How to make this kind of thing more exciting? Well, you can’t make that more exciting, but can largely reduce the time you spend on doing this kind of boring stuff. Luckily boring stuff has the property of being much of the same. It being much of the same tells you that there’s some kind of pattern in there. Think of you writing code as executing a program, most of what it/you produce is the same but the parameters differ from time to time. Know what I’m getting at? Yes, it might be a good idea to write programs that generate programs. Yay, code generating tools!

What would be ideal is to have a tool that generates all the necessary code for you when a database schema is fed to it. It doesn’t have to be perfect, but the more of similar code you no longer have to reproduce, the better.

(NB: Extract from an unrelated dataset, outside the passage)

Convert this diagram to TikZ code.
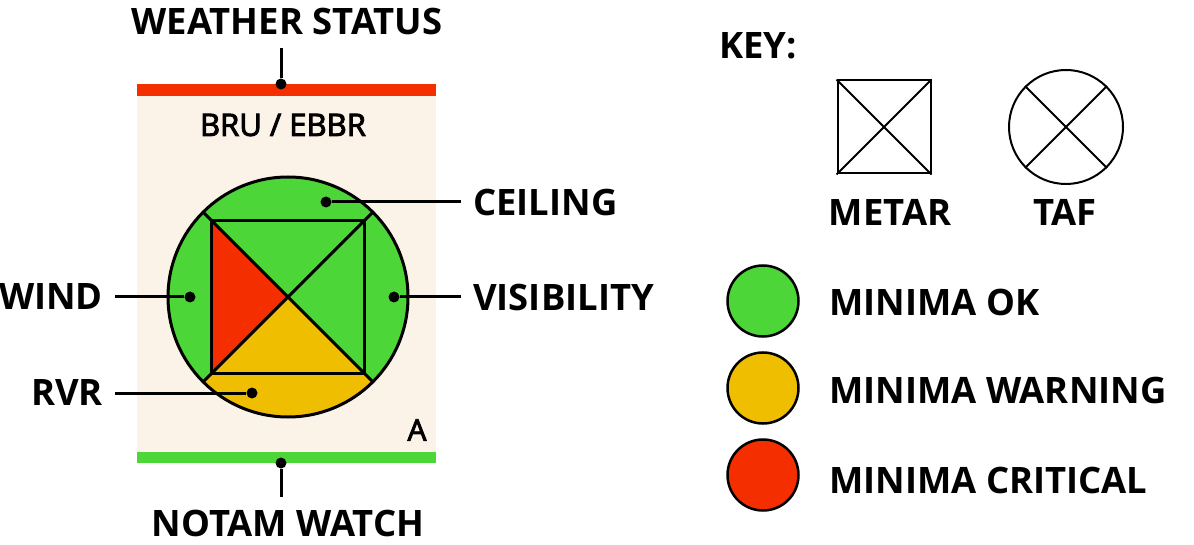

This technique, shockingly enough, is called code generation. So, wouldn’t it be cool to write such a code generator for your project? Not only would this save a lot of time in the long run, it’s much more challenging that writing the same code over and over again also.

But how to go about doing it? First thing you have to do is figure out the patterns in your code. Write all the code necessary for two of the objects in your project (the thingies that you had to write add/edit/list screens for before) and see how much of their code overlap or can be changed to overlap. From this you can extract a kind of template of what a generic piece of code would look like. Then you have to write a parser for your database schema and generate all the files and code using that. Let’s look at a tiny example (of MySQL SQL code):

CREATE TABLE users (
userid INT(11) NOT NULL auto_increment,
username varchar(20) NOT NULL default '',
password varchar(32) NOT NULL default '',
icq int(11) NOT NULL default '0',
PRIMARY KEY (userid),
);

From this you can extract some information. For example that we’re dealing with the “users” table. We also extract the following fields:
* userid, which is a numeric value. This means we can generate code that validates if the value in this field is actually numeric. Additionally we could assume that all auto_incremented fields don’t have to be shown but are for internal use only.
* username, which is a string of maximum length 20. This is also something we can generate validating code for.
* password, we don’t know much about this, except that its maximum length is 32. It would be more useful if we’d add some meta data to this field, for example to mark it as being a password field. Meta data? Eek. No, it’s not scary at all, let’s replace the password SQL line with this one:

password varchar(32) NOT NULL default '', # type: password

Now our parser will be able to see that it’s a password field, from which it will know it will have to ask for the password a second time and check if the two passwords entered by the user are equal.
* icq, this once again is a numeric value, which we can validate.

So, using this information we can now generate HTML/PHP/ASP/JSP/whatever-you-user code. The cool thing is that when the generated code doesn’t work at once, you just change the code generator and regenerate the code again. Personally I find it very cool to have a little script generate a huge bulk of code.

Now you have a working code generator, you can edit the generated code to further suit your needs. It would be best to not edit the code itself, but rather the code around it (code that inherits from the generated code), but that’s not always possible. Find out what works best in your situation.

Code generation is a very powerful paradigm. It’s used a lot in compiler construction. If you want to write a parser for, for example, a new programming language, all you have to do is write down the syntax in a particular BNF-like format. Using this file as input a compiler generator (like “SableCC”:http://www.sablecc.org) will generate a lexer, parser and sometimes even an AST for you. You don’t have to know what those are exactly, but the important thing is that a lot of work is done for you. Work that otherwise you had to do by hand.

It’s all about tooling baby.